Exercise task –
Identify the lines containing the word "diagram". Copy each one.

Entries provided –

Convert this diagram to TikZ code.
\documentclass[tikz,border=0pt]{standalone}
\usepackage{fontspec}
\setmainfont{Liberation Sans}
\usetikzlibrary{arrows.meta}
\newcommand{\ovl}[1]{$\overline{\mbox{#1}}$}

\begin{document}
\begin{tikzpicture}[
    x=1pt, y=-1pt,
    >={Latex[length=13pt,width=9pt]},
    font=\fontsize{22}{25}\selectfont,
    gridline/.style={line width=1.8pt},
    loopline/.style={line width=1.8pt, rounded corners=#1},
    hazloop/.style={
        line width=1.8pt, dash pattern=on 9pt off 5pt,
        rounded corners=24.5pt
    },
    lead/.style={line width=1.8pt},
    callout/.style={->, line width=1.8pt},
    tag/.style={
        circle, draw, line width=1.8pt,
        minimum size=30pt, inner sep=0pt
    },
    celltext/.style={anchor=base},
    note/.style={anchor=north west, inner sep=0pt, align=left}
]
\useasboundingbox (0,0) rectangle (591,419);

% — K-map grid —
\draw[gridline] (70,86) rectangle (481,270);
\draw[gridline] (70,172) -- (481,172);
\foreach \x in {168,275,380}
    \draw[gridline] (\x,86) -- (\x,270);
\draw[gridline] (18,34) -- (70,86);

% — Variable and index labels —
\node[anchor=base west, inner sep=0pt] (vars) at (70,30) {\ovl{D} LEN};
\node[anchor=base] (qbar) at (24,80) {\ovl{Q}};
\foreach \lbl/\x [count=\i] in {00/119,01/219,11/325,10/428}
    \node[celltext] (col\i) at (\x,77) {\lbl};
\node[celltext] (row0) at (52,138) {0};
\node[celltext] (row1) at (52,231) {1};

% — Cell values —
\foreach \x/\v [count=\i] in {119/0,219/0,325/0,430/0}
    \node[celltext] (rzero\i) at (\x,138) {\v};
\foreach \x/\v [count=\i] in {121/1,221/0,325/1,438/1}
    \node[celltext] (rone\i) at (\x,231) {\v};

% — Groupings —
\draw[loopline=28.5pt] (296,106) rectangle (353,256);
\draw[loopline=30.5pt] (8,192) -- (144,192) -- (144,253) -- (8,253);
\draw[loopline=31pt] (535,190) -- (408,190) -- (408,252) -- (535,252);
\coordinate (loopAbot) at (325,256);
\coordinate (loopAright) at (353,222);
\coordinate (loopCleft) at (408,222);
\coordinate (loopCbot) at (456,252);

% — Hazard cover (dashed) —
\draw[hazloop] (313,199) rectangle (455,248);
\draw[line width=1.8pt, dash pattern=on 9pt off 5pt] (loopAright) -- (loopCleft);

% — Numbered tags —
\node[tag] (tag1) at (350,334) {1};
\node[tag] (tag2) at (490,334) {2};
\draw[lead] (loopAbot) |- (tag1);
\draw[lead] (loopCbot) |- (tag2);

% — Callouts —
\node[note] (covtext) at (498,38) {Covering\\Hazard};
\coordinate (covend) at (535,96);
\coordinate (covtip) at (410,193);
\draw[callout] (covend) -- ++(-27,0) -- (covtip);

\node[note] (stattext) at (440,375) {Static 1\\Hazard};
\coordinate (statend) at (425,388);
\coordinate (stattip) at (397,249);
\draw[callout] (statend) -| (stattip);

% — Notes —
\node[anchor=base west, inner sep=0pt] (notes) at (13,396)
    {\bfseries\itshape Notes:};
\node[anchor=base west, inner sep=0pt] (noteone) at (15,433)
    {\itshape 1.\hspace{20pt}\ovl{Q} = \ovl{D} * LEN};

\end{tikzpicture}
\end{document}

---

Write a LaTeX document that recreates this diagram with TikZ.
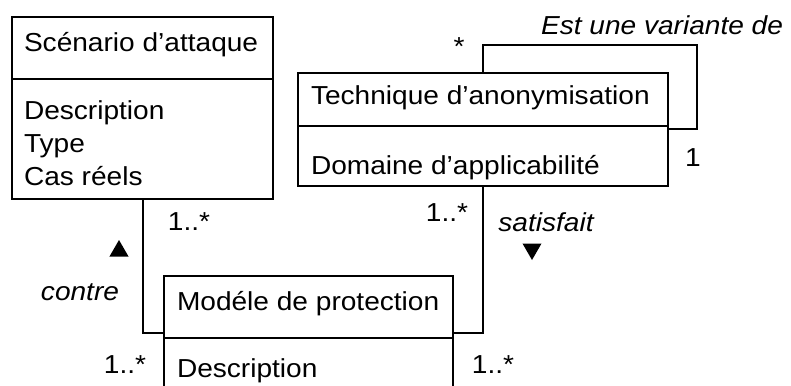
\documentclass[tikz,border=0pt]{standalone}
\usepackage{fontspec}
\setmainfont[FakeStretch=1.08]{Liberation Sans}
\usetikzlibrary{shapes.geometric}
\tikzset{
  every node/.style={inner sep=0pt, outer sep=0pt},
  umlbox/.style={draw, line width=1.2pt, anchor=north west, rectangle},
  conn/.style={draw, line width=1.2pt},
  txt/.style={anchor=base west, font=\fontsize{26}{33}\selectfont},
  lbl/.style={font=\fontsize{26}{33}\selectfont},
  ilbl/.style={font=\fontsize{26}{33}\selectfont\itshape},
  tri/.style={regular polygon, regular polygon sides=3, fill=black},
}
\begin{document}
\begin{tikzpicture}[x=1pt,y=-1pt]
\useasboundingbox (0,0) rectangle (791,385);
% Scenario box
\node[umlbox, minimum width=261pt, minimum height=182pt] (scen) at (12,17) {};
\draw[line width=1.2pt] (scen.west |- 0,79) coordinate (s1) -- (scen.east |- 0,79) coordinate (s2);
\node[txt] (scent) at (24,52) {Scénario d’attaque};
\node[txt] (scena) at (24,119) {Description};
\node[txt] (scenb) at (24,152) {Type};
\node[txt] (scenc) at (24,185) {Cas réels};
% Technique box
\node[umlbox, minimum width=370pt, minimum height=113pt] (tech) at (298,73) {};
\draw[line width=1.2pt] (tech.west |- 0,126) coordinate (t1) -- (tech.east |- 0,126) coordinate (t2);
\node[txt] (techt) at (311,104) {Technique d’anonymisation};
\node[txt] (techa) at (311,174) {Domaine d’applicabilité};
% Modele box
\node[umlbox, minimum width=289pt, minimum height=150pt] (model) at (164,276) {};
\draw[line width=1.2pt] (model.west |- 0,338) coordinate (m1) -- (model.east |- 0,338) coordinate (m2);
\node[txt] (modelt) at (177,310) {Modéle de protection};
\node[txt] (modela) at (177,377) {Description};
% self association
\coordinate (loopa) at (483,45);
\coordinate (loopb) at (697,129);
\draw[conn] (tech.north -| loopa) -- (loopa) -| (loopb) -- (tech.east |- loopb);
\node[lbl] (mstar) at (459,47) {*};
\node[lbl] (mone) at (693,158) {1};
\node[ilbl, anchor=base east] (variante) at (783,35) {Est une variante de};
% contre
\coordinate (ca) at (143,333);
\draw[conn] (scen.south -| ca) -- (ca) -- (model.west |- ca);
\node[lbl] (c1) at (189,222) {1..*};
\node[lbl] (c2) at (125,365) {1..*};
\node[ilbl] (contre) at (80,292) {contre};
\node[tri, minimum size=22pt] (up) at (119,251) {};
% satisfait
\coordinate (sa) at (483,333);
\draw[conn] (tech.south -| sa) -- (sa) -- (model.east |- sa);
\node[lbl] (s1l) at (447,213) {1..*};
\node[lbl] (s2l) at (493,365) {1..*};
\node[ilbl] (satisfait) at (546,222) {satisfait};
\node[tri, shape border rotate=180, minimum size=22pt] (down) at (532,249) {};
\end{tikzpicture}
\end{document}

Reply –
Convert this diagram to TikZ code.
Write a LaTeX document that recreates this diagram with TikZ.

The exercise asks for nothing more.